We consider Open-set Single-image Test-Time Adaptation (OSTTA): at each time step \(t\), a single test sample \(x_t\) arrives from a stream \(\mathcal{D}_t = \mathcal{D}_d \cup \mathcal{D}_u\) comprising:
- Desired class samples \(\mathcal{D}_d\): from one of the \(|\mathcal{C}_d|\) known classes, potentially under domain shift.
- Undesired class samples \(\mathcal{D}_u\): from unknown classes \(\mathcal{C}_u\), with \(\mathcal{C}_d \cap \mathcal{C}_u = \emptyset\) (semantic shift).

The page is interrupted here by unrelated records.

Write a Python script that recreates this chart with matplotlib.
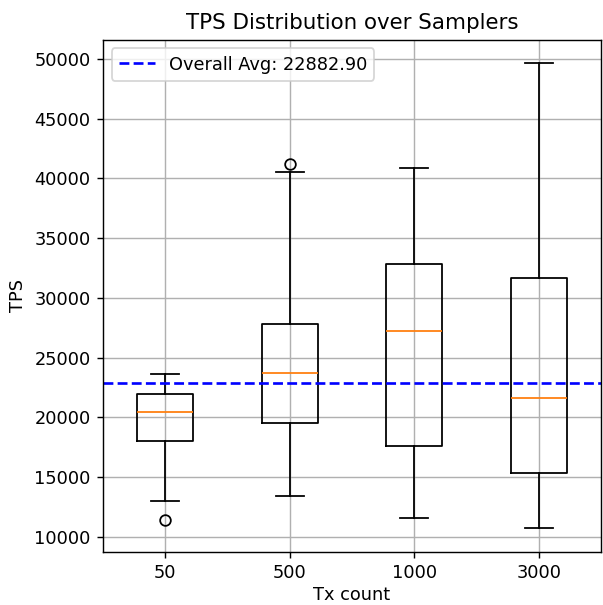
import matplotlib
matplotlib.use("Agg")
import matplotlib.pyplot as plt

categories = ["50", "500", "1000", "3000"]
whislo = [12990, 13430, 11570, 10700]
q1 = [18020, 19500, 17560, 15310]
med = [20420, 23720, 27190, 21570]
q3 = [21930, 27840, 32860, 31690]
whishi = [23610, 40540, 40880, 49690]
fliers = [[11390], [41180], [], []]
overall_avg = 22882.90

stats = []
for i, c in enumerate(categories):
    stats.append(dict(label=c, whislo=whislo[i], q1=q1[i], med=med[i],
                      q3=q3[i], whishi=whishi[i], fliers=fliers[i]))

DPI = 128
fig = plt.figure(figsize=(603 / DPI, 605 / DPI), dpi=DPI)
ax = fig.add_axes([103 / 603, 1 - 551.5 / 605, (601 - 103) / 603, (551.5 - 39.5) / 605])
ax.bxp(stats)
ax.axhline(overall_avg, color="blue", linestyle="--", label=f"Overall Avg: {overall_avg:.2f}")
ax.set_title("TPS Distribution over Samplers")
ax.set_xlabel("Tx count", labelpad=2.5)
ax.set_ylabel("TPS")
ax.grid(True)
ax.legend(loc="upper left")
fig.savefig("out.png", dpi=DPI)
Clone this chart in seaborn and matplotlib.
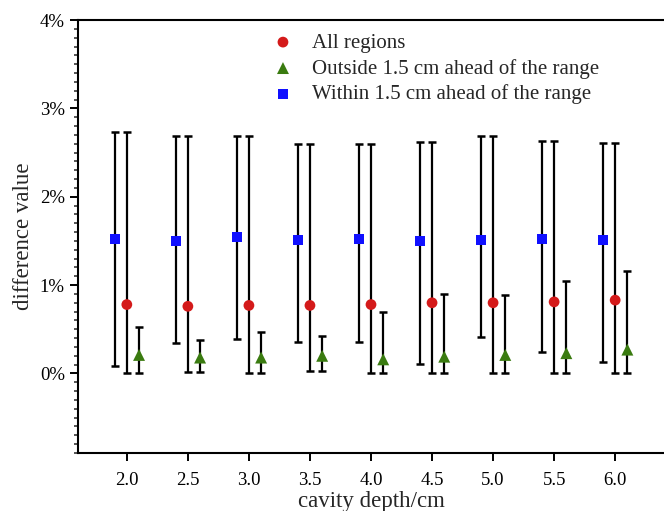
import matplotlib
matplotlib.use("Agg")
import matplotlib.pyplot as plt
import seaborn as sns
import pandas as pd
import numpy as np
from matplotlib.ticker import FuncFormatter, MultipleLocator

# ---- data (values in %) ----
depths = [2.0, 2.5, 3.0, 3.5, 4.0, 4.5, 5.0, 5.5, 6.0]
depth_labels = ["2.0", "2.5", "3.0", "3.5", "4.0", "4.5", "5.0", "5.5", "6.0"]

all_val = [0.78, 0.76, 0.77, 0.77, 0.78, 0.80, 0.80, 0.81, 0.83]
all_lo = [0.00, 0.02, 0.00, 0.03, 0.00, 0.00, 0.00, 0.00, 0.00]
all_hi = [2.73, 2.69, 2.69, 2.60, 2.60, 2.62, 2.69, 2.63, 2.61]

out_val = [0.21, 0.18, 0.18, 0.20, 0.16, 0.19, 0.21, 0.23, 0.27]
out_lo = [0.00, 0.02, 0.00, 0.03, 0.00, 0.00, 0.00, 0.00, 0.00]
out_hi = [0.53, 0.38, 0.47, 0.42, 0.70, 0.90, 0.89, 1.05, 1.16]

in_val = [1.52, 1.50, 1.54, 1.51, 1.52, 1.50, 1.51, 1.52, 1.51]
in_lo = [0.09, 0.34, 0.39, 0.36, 0.36, 0.11, 0.41, 0.24, 0.13]
in_hi = [2.73, 2.69, 2.69, 2.60, 2.60, 2.62, 2.69, 2.63, 2.61]

series_names = ["All regions",
                "Outside 1.5 cm ahead of the range",
                "Within 1.5 cm ahead of the range"]

# ---- styling ----
offsets = {series_names[0]: 0.0, series_names[1]: 0.1, series_names[2]: -0.1}
colors = {series_names[0]: "#d41a1a", series_names[1]: "#3a7b10", series_names[2]: "#1010ff"}
markers = {series_names[0]: "o", series_names[1]: "^", series_names[2]: "s"}
sizes = {series_names[0]: 60, series_names[1]: 74, series_names[2]: 52}

frames = []
for name, v, lo, hi in [(series_names[0], all_val, all_lo, all_hi),
                        (series_names[1], out_val, out_lo, out_hi),
                        (series_names[2], in_val, in_lo, in_hi)]:
    frames.append(pd.DataFrame({"depth": depths, "value": v, "lo": lo, "hi": hi,
                                "series": name}))
df = pd.concat(frames, ignore_index=True)
df["pos"] = df["depth"] + df["series"].map(offsets)

sns.set_theme(style="ticks")
plt.rcParams["font.family"] = ["Liberation Serif", "DejaVu Serif"]

fig = plt.figure(figsize=(6.64, 5.11), dpi=100)
ax = fig.add_axes([78 / 664, 58 / 511, 586 / 664, 433 / 511])

# error bars (min..max range)
for name in series_names:
    d = df[df["series"] == name]
    ax.errorbar(d["pos"], d["value"],
                yerr=[d["value"] - d["lo"], d["hi"] - d["value"]],
                fmt="none", ecolor="black", elinewidth=1.6, capsize=3,
                capthick=1.8, zorder=2)

for name in series_names:
    d = df[df["series"] == name]
    sns.scatterplot(data=d, x="pos", y="value", ax=ax, color=colors[name],
                    marker=markers[name], s=sizes[name], edgecolor="none",
                    linewidth=0, label=name, zorder=3)

ax.set_xlim(1.6, 6.4)
ax.set_ylim(-0.9, 4.0)
ax.set_xticks(depths)
ax.set_xticklabels(depth_labels)
ax.yaxis.set_major_locator(MultipleLocator(1))
ax.yaxis.set_minor_locator(MultipleLocator(0.1))
ax.yaxis.set_major_formatter(FuncFormatter(lambda v, p: f"{v:.0f}%"))

ax.tick_params(axis="both", which="major", direction="out", length=6,
               width=1.4, labelsize=13.5, colors="black")
ax.tick_params(axis="x", which="major", pad=8)
ax.tick_params(axis="y", which="major", pad=3.5)
ax.tick_params(axis="y", which="minor", direction="out", length=3, width=1.1)
ax.tick_params(axis="x", which="minor", length=0)

for s in ["left", "bottom", "top"]:
    ax.spines[s].set_visible(True)
    ax.spines[s].set_linewidth(1.5)
    ax.spines[s].set_color("black")
ax.spines["right"].set_visible(False)

ax.set_xlabel("cavity depth/cm", fontsize=16.5, labelpad=1)
ax.set_ylabel("difference value", fontsize=16.5, labelpad=4)

ax.legend(loc="upper left", bbox_to_anchor=(0.332, 0.970), frameon=False,
          fontsize=15, handlelength=1.0, handletextpad=0.9,
          labelspacing=0.29, borderpad=0, borderaxespad=0)

fig.savefig("out.png", dpi=100)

The goal is to perform \(|\mathcal{C}_d| + 1\) way classification at each step: identify whether \(x_t\) is a desired class sample, and if so, classify it correctly; otherwise predict "I don't know." Unlike prior TTA work, there is no batch, no source data, and no ground-truth labels — the model must adapt on a single image at a time under a continuously shifting mix of domain and semantic shift.
We evaluate under four OSTTA scenarios:
- Single domain: desired samples from one unseen domain + undesired samples.
- Continuously changing domains: desired domain shifts over time.
- Frequently changing domains: very few samples per domain.
- Varying sample ratio: different proportions of desired vs. undesired samples.